Edge processing is especially critical in time-sensitive environments like manufacturing lines, where even a few seconds of delay can lead to costly errors or safety risks.
Architecture Element 2: Visual Analytics
Many video systems offer advanced features like motion detection and the ability to differentiate one object from another (e.g., a passing squirrel vs. a human). But a real-time visual intelligence system requires much more.
What’s needed is the ability to turn the raw video into structured, actionable data using visual analytics. Such a solution typically uses an AI-driven layer that analyzes video streams to detect, classify, and interpret what’s happening in real time.
A solution should provide the ability to:
- Detect and track objects (people, vehicles, machinery)
- Recognize behaviors and anomalies (loitering, line crossing, erratic motion)
- Apply customizable rules (e.g., trigger alerts when a forklift enters a loading bay unexpectedly)
- Conduct forensic searches across hours of video using metadata
These analytics can be deployed both at the edge and in the cloud, depending on system requirements. With flexible integration capabilities, visual analytics engines can also incorporate third-party modules for domain-specific tasks—such as quality control on an assembly line or inventory movement tracking in a warehouse.
See also: Escaping the Data Storage Trap in Real-time Visual Intelligence
Architectural Element 3: Ultra-Low-Latency Processing
Even the best analytics are useless without a responsive decision engine to act on them. What’s needed is an ultra-low-latency data processing platform designed specifically for environments where decisions must be made within milliseconds. Such a platform must be able to ingest streaming data, apply logic, and output actions. Key features include:
- In-memory processing: Ensures that data can be accessed and manipulated quickly, without slow disk reads or writes.
- Minimal data movement: Processes data within a single layer to reduce system lag and complexity.
- Optimized data structures: Speeds up retrieval and evaluation of relevant data for real-time decisions.
Combined, such features enable real-time visual intelligence. For example, if a machine part begins to vibrate abnormally, the anomaly can be detected by sensors and video analytics and then passed to the processing layer. Within milliseconds, the system can initiate a sequence: flag the maintenance system, alert operators, slow down machinery, and log the event—all without human intervention.

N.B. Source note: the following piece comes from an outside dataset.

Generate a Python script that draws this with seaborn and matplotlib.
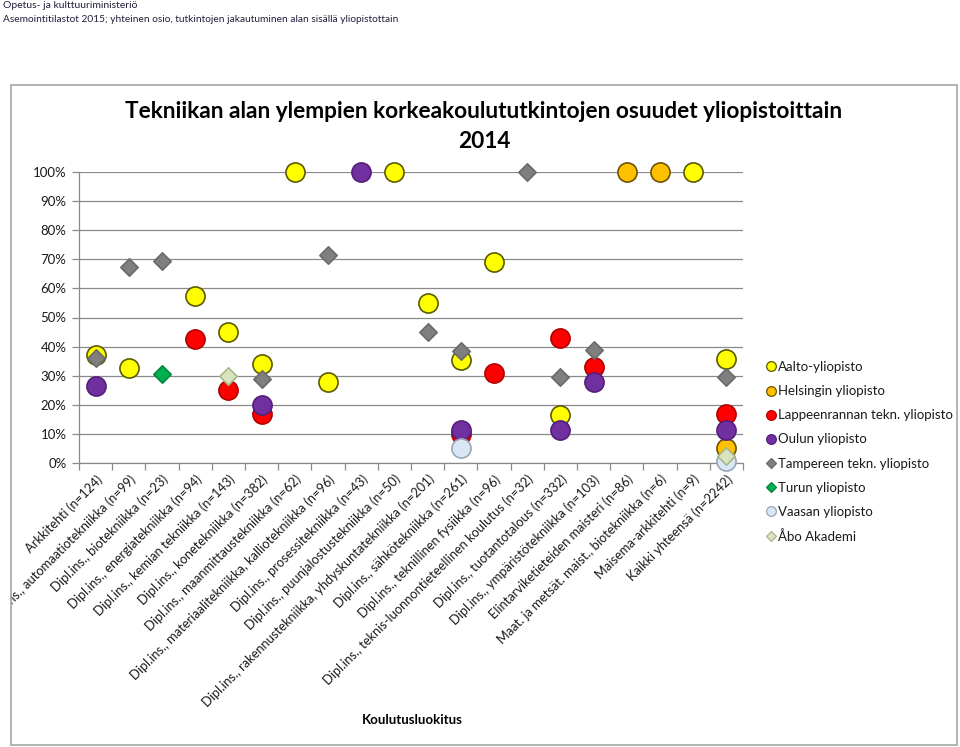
import numpy as np
import pandas as pd
import matplotlib
matplotlib.use('Agg')
import matplotlib.pyplot as plt
import seaborn as sns
from matplotlib.lines import Line2D
from matplotlib.patches import Rectangle
from matplotlib.ticker import FixedLocator, PercentFormatter, NullFormatter

categories = [
    "Arkkitehti (n=124)",
    "Dipl.ins., automaatiotekniikka (n=99)",
    "Dipl.ins., biotekniikka (n=23)",
    "Dipl.ins., energiatekniikka (n=94)",
    "Dipl.ins., kemian tekniikka (n=143)",
    "Dipl.ins., konetekniikka (n=382)",
    "Dipl.ins., maanmittaustekniikka (n=62)",
    "Dipl.ins., materiaalitekniikka, kalliotekniikka (n=96)",
    "Dipl.ins., prosessitekniikka (n=43)",
    "Dipl.ins., puunjalostustekniikka (n=50)",
    "Dipl.ins., rakennustekniikka, yhdyskuntatekniikka (n=201)",
    "Dipl.ins., sähkötekniikka (n=261)",
    "Dipl.ins., teknillinen fysiikka (n=96)",
    "Dipl.ins., teknis-luonnontieteellinen koulutus (n=32)",
    "Dipl.ins., tuotantotalous (n=332)",
    "Dipl.ins., ympäristötekniikka (n=103)",
    "Elintarviketieteiden maisteri (n=86)",
    "Maat. ja metsät. maist., biotekniikka (n=6)",
    "Maisema-arkkitehti (n=9)",
    "Kaikki yhteensä (n=2242)",
]

N = None
aalto =    [0.37, 0.325, N, 0.575, 0.45, 0.34, 1.0, 0.28, N, 1.0, 0.55, 0.355, 0.69, N, 0.165, N, N, N, 1.0, 0.357]
helsinki = [N, N, N, N, N, N, N, N, N, N, N, N, N, N, N, N, 1.0, 1.0, N, 0.05]
lut =      [N, N, N, 0.425, 0.25, 0.167, N, N, N, N, N, 0.10, 0.31, N, 0.43, 0.33, N, N, N, 0.167]
oulu =     [0.265, N, N, N, N, 0.20, N, N, 1.0, N, N, 0.115, N, N, 0.113, 0.28, N, N, N, 0.115]
tampere =  [0.36, 0.675, 0.695, N, N, 0.29, N, 0.715, N, N, 0.45, 0.385, N, 1.0, 0.295, 0.39, N, N, N, 0.295]
turku =    [N, N, 0.305, N, N, N, N, N, N, N, N, N, N, N, N, N, N, N, N, 0.01]
vaasa =    [N, N, N, N, N, N, N, N, N, N, N, 0.05, N, N, N, N, N, N, N, 0.008]
abo =      [N, N, N, N, 0.30, N, N, N, N, N, N, N, N, N, N, N, N, N, N, 0.025]

universities = ["Aalto-yliopisto", "Helsingin yliopisto", "Lappeenrannan tekn. yliopisto",
                "Oulun yliopisto", "Tampereen tekn. yliopisto", "Turun yliopisto",
                "Vaasan yliopisto", "Åbo Akademi"]
series = [aalto, helsinki, lut, oulu, tampere, turku, vaasa, abo]

yticks = [0, 0.1, 0.2, 0.3, 0.4, 0.5, 0.6, 0.7, 0.8, 0.9, 1.0]

styles = {
    "Aalto-yliopisto": dict(marker="o", face="#FFFF00", edge="#5c5a00"),
    "Helsingin yliopisto": dict(marker="o", face="#FFC000", edge="#6e5200"),
    "Lappeenrannan tekn. yliopisto": dict(marker="o", face="#FF0000", edge="#b00000"),
    "Oulun yliopisto": dict(marker="o", face="#7030A0", edge="#55207c"),
    "Tampereen tekn. yliopisto": dict(marker="D", face="#7f7f7f", edge="#6a6a6a"),
    "Turun yliopisto": dict(marker="D", face="#00B050", edge="#00873c"),
    "Vaasan yliopisto": dict(marker="o", face="#D9E7F5", edge="#98a6b6"),
    "Åbo Akademi": dict(marker="D", face="#D7E4BD", edge="#a9b68e"),
}

rows = []
for uni, vals in zip(universities, series):
    for i, v in enumerate(vals):
        if v is not None:
            rows.append(dict(category=categories[i], pos=i, university=uni, share=v))
df = pd.DataFrame(rows)

sns.set_theme(style="white")
plt.rcParams['font.family'] = ['Lato', 'DejaVu Sans']
TXT = "#1a1a1a"
GRID = "#8a8a8a"

W, H = 960, 747
fig = plt.figure(figsize=(W / 100, H / 100), dpi=100)
fig.patch.set_facecolor("white")

# chart frame
frame = Rectangle((11 / W, 1 - 745 / H), (957 - 11) / W, (745 - 85) / H,
                  transform=fig.transFigure, fill=False, edgecolor="#a6a6a6", linewidth=1.2)
fig.add_artist(frame)

ax = fig.add_axes([79 / W, 1 - 463 / H, (743 - 79) / W, (463 - 172) / H])

for z, uni in enumerate(universities):
    st = styles[uni]
    sub = df[df["university"] == uni]
    size = 190 if st["marker"] == "o" else 78
    sns.scatterplot(data=sub, x="pos", y="share", ax=ax, marker=st["marker"],
                    color=st["face"], edgecolor=st["edge"], linewidth=1.2,
                    s=size, zorder=3 + z, clip_on=False, legend=False)

ax.set_xlim(-0.5, len(categories) - 0.5)
ax.set_ylim(0, 1)
ax.yaxis.set_major_locator(FixedLocator(yticks))
ax.yaxis.set_major_formatter(PercentFormatter(1.0, decimals=0))
ax.grid(axis="y", color=GRID, linewidth=0.9)
ax.set_axisbelow(True)

ax.xaxis.set_major_locator(FixedLocator(np.arange(len(categories) + 1) - 0.5))
ax.xaxis.set_major_formatter(NullFormatter())
ax.xaxis.set_minor_locator(FixedLocator(np.arange(len(categories))))
ax.set_xticklabels(categories, minor=True, rotation=45, ha="right",
                   rotation_mode="anchor", fontsize=9.3, color=TXT)
ax.tick_params(axis="x", which="major", length=5, width=0.9, color=GRID, direction="out", bottom=True)
ax.tick_params(axis="x", which="minor", length=0, pad=7, bottom=True)
ax.tick_params(axis="y", which="major", length=5, width=0.9, color=GRID, direction="out",
               left=True, labelsize=9.5, labelcolor=TXT, pad=4)
for sp in ["top", "right"]:
    ax.spines[sp].set_visible(False)
for sp in ["left", "bottom"]:
    ax.spines[sp].set_color(GRID)
    ax.spines[sp].set_linewidth(0.9)
ax.set_xlabel("")
ax.set_ylabel("")

# clip tick labels at frame
clipbox = frame.get_window_extent(fig.canvas.get_renderer())
for lab in ax.get_xticklabels(minor=True):
    lab.set_clip_box(clipbox)
    lab.set_clip_on(True)

# title
fig.text(484 / W, 1 - 111 / H, "Tekniikan alan ylempien korkeakoulututkintojen osuudet yliopistoittain",
         ha="center", va="center", fontsize=16.3, fontweight="bold", color="black")
fig.text(484 / W, 1 - 142 / H, "2014", ha="center", va="center", fontsize=16.3,
         fontweight="bold", color="black")
fig.text(412 / W, 1 - 720 / H, "Koulutusluokitus", ha="center", va="center",
         fontsize=9.5, fontweight="bold", color="black")

# header
fig.text(3 / W, 1 - 6 / H, "Opetus- ja kulttuuriministeriö", ha="left", va="center",
         fontsize=7.5, color="#1f1f3a")
fig.text(3 / W, 1 - 19 / H,
         "Asemointitilastot 2015; yhteinen osio, tutkintojen jakautuminen alan sisällä yliopistottain",
         ha="left", va="center", fontsize=7.3, color="#1f1f3a")

# legend
handles = []
for uni in universities:
    st = styles[uni]
    handles.append(Line2D([], [], linestyle="none", marker=st["marker"],
                          markerfacecolor=st["face"], markeredgecolor=st["edge"],
                          markersize=7 if st["marker"] == "o" else 5.5, markeredgewidth=0.9,
                          label=uni))
leg = ax.legend(handles=handles, loc="upper left", bbox_to_anchor=(766 / W, 1 - 361 / H),
                bbox_transform=fig.transFigure, frameon=False, fontsize=9.5,
                handlelength=0.8, handletextpad=0.1, labelspacing=0.92, borderaxespad=0,
                borderpad=0)
for t in leg.get_texts():
    t.set_color(TXT)

fig.savefig("out.png", dpi=100, facecolor="white")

Architectural Element 4: Messaging and Connectivity
For real-time visual intelligence to be effective, data must flow freely between all system components: edge devices, analytics engines, cloud services, control systems, and enterprise applications. What’s needed is a robust IoT messaging and connectivity layer.
This architectural component essentially routes data from observation points to processing engines and back to operational systems. It must be:
- Secure: Protecting sensitive industrial data from external threats
- Efficient: Minimizing overhead to preserve real-time performance
- Scalable: Supporting thousands of data points and endpoints as the system grows
MQTT, Kafka, or other lightweight messaging protocols are often used here, depending on the latency and bandwidth requirements of the use case.
Additional Elements: Cloud Intelligence and Long-Term Analysis
While real-time processing happens at the edge and in memory, long-term value also comes from the cloud layer—where data can be aggregated, stored, and analyzed over time.
This component supports use cases like:
- Predictive maintenance through trend analysis
- Process optimization using historical performance data
- Strategic planning by integrating visual data with ERP, MES, or BI platforms
Machine learning models can also be trained and refined in the cloud, then deployed back to edge devices for real-time use—creating a powerful feedback loop between real-time intelligence and strategic insights.
Bringing It All Together
The final piece of the puzzle is integration with action systems. Once an insight is generated, it must be actionable. This could mean triggering:
- An alert to human operators
- A command to a control system (e.g., shut down a line)
- A notification to an enterprise system (e.g., log a maintenance ticket)
The key is closing the loop—turning insight into action within milliseconds to improve outcomes, reduce downtime, and prevent accidents or defects.